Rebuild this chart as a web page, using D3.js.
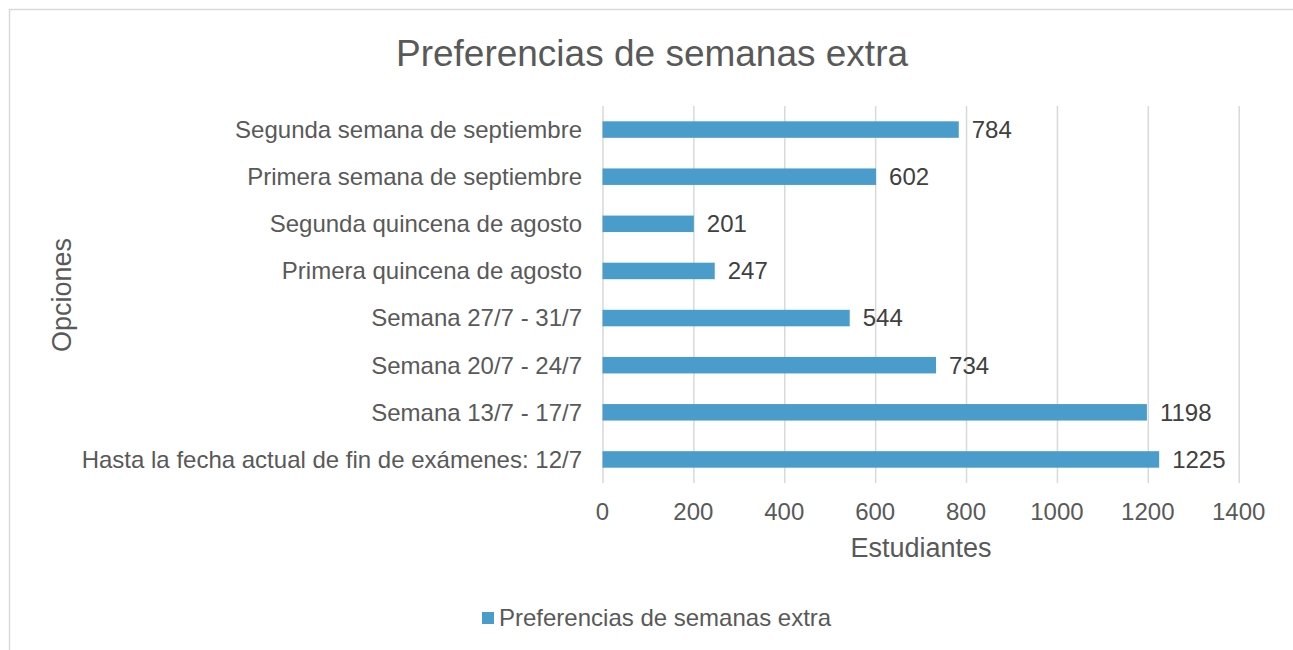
<!DOCTYPE html>
<html lang="es">
<head>
  <meta charset="UTF-8">
  <title>Preferencias de semanas extra</title>
  <script src="https://cdn.jsdelivr.net/npm/d3@7"></script>
  <style>
    body { margin: 0; background: #fff; }
    svg text { font-family: "Liberation Sans", Arial, sans-serif; fill: #595959; }
    .grid line { stroke: #d9d9d9; stroke-width: 1.5; }
    .grid path { display: none; }
  </style>
</head>
<body>
<svg width="1293" height="650"></svg>
<script>
  // datos del gráfico
  const categories = [
    'Segunda semana de septiembre',
    'Primera semana de septiembre',
    'Segunda quincena de agosto',
    'Primera quincena de agosto',
    'Semana 27/7 - 31/7',
    'Semana 20/7 - 24/7',
    'Semana 13/7 - 17/7',
    'Hasta la fecha actual de fin de exámenes: 12/7'
  ];
  const values = [784, 602, 201, 247, 544, 734, 1198, 1225];
  const xTicks = [0, 200, 400, 600, 800, 1000, 1200, 1400];
  const seriesName = 'Preferencias de semanas extra';

  const svg = d3.select('svg');
  const color = '#4a9cca';
  const plot = { left: 602.5, right: 1238.7, top: 106, bottom: 483 };

  // marco del gráfico
  svg.append('rect')
    .attr('x', 9.5).attr('y', 9.5)
    .attr('width', 1300).attr('height', 700)
    .attr('fill', 'none').attr('stroke', '#d9d9d9').attr('stroke-width', 1.5);

  const x = d3.scaleLinear().domain([0, 1400]).range([plot.left, plot.right]);
  const y = d3.scaleBand().domain(categories).range([plot.top, plot.bottom]).paddingInner(0.65).paddingOuter(0.325);

  // líneas de cuadrícula verticales
  svg.append('g').attr('class', 'grid')
    .attr('transform', `translate(0,${plot.bottom})`)
    .call(d3.axisBottom(x).tickValues(xTicks).tickSize(-(plot.bottom - plot.top)).tickFormat(''));

  // etiquetas del eje x
  svg.append('g').selectAll('text').data(xTicks).join('text')
    .attr('x', d => x(d)).attr('y', 520)
    .attr('text-anchor', 'middle')
    .style('font-size', '24px')
    .text(d => d);

  // etiquetas de categorías
  svg.append('g').selectAll('text').data(categories).join('text')
    .attr('x', 582).attr('y', d => y(d) + y.bandwidth() / 2)
    .attr('dy', '0.35em')
    .attr('text-anchor', 'end')
    .style('font-size', '24px')
    .text(d => d);

  // barras
  svg.append('g').selectAll('rect').data(values).join('rect')
    .attr('x', x(0)).attr('y', (d, i) => y(categories[i]))
    .attr('width', d => x(d) - x(0)).attr('height', y.bandwidth())
    .attr('fill', color);

  // etiquetas de valores
  svg.append('g').selectAll('text').data(values).join('text')
    .attr('x', d => x(d) + 13).attr('y', (d, i) => y(categories[i]) + y.bandwidth() / 2)
    .attr('dy', '0.35em')
    .style('font-size', '24px')
    .style('fill', '#404040')
    .text(d => d);

  // título
  svg.append('text')
    .attr('x', 652).attr('y', 66)
    .attr('text-anchor', 'middle')
    .style('font-size', '37px')
    .text(seriesName);

  // títulos de ejes
  svg.append('text')
    .attr('x', 921).attr('y', 557)
    .attr('text-anchor', 'middle')
    .style('font-size', '27px')
    .text('Estudiantes');

  svg.append('text')
    .attr('transform', 'translate(71,295) rotate(-90)')
    .attr('text-anchor', 'middle')
    .style('font-size', '27px')
    .text('Opciones');

  // leyenda
  svg.append('rect')
    .attr('x', 482).attr('y', 612).attr('width', 12).attr('height', 12)
    .attr('fill', color);
  svg.append('text')
    .attr('x', 499).attr('y', 626)
    .style('font-size', '24px')
    .text(seriesName);
</script>
</body>
</html>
+--
*The request*
Copy all the data exactly as written, but skip any picture.

*Finished exercise*
Rebuild this chart as a web page, using D3.js.
<!DOCTYPE html>
<html lang="es">
<head>
  <meta charset="UTF-8">
  <title>Preferencias de semanas extra</title>
  <script src="https://cdn.jsdelivr.net/npm/d3@7"></script>
  <style>
    body { margin: 0; background: #fff; }
    svg text { font-family: "Liberation Sans", Arial, sans-serif; fill: #595959; }
    .grid line { stroke: #d9d9d9; stroke-width: 1.5; }
    .grid path { display: none; }
  </style>
</head>
<body>
<svg width="1293" height="650"></svg>
<script>
  // datos del gráfico
  const categories = [
    'Segunda semana de septiembre',
    'Primera semana de septiembre',
    'Segunda quincena de agosto',
    'Primera quincena de agosto',
    'Semana 27/7 - 31/7',
    'Semana 20/7 - 24/7',
    'Semana 13/7 - 17/7',
    'Hasta la fecha actual de fin de exámenes: 12/7'
  ];
  const values = [784, 602, 201, 247, 544, 734, 1198, 1225];
  const xTicks = [0, 200, 400, 600, 800, 1000, 1200, 1400];
  const seriesName = 'Preferencias de semanas extra';

  const svg = d3.select('svg');
  const color = '#4a9cca';
  const plot = { left: 602.5, right: 1238.7, top: 106, bottom: 483 };

  // marco del gráfico
  svg.append('rect')
    .attr('x', 9.5).attr('y', 9.5)
    .attr('width', 1300).attr('height', 700)
    .attr('fill', 'none').attr('stroke', '#d9d9d9').attr('stroke-width', 1.5);

  const x = d3.scaleLinear().domain([0, 1400]).range([plot.left, plot.right]);
  const y = d3.scaleBand().domain(categories).range([plot.top, plot.bottom]).paddingInner(0.65).paddingOuter(0.325);

  // líneas de cuadrícula verticales
  svg.append('g').attr('class', 'grid')
    .attr('transform', `translate(0,${plot.bottom})`)
    .call(d3.axisBottom(x).tickValues(xTicks).tickSize(-(plot.bottom - plot.top)).tickFormat(''));

  // etiquetas del eje x
  svg.append('g').selectAll('text').data(xTicks).join('text')
    .attr('x', d => x(d)).attr('y', 520)
    .attr('text-anchor', 'middle')
    .style('font-size', '24px')
    .text(d => d);

  // etiquetas de categorías
  svg.append('g').selectAll('text').data(categories).join('text')
    .attr('x', 582).attr('y', d => y(d) + y.bandwidth() / 2)
    .attr('dy', '0.35em')
    .attr('text-anchor', 'end')
    .style('font-size', '24px')
    .text(d => d);

  // barras
  svg.append('g').selectAll('rect').data(values).join('rect')
    .attr('x', x(0)).attr('y', (d, i) => y(categories[i]))
    .attr('width', d => x(d) - x(0)).attr('height', y.bandwidth())
    .attr('fill', color);

  // etiquetas de valores
  svg.append('g').selectAll('text').data(values).join('text')
    .attr('x', d => x(d) + 13).attr('y', (d, i) => y(categories[i]) + y.bandwidth() / 2)
    .attr('dy', '0.35em')
    .style('font-size', '24px')
    .style('fill', '#404040')
    .text(d => d);

  // título
  svg.append('text')
    .attr('x', 652).attr('y', 66)
    .attr('text-anchor', 'middle')
    .style('font-size', '37px')
    .text(seriesName);

  // títulos de ejes
  svg.append('text')
    .attr('x', 921).attr('y', 557)
    .attr('text-anchor', 'middle')
    .style('font-size', '27px')
    .text('Estudiantes');

  svg.append('text')
    .attr('transform', 'translate(71,295) rotate(-90)')
    .attr('text-anchor', 'middle')
    .style('font-size', '27px')
    .text('Opciones');

  // leyenda
  svg.append('rect')
    .attr('x', 482).attr('y', 612).attr('width', 12).attr('height', 12)
    .attr('fill', color);
  svg.append('text')
    .attr('x', 499).attr('y', 626)
    .style('font-size', '24px')
    .text(seriesName);
</script>
</body>
</html>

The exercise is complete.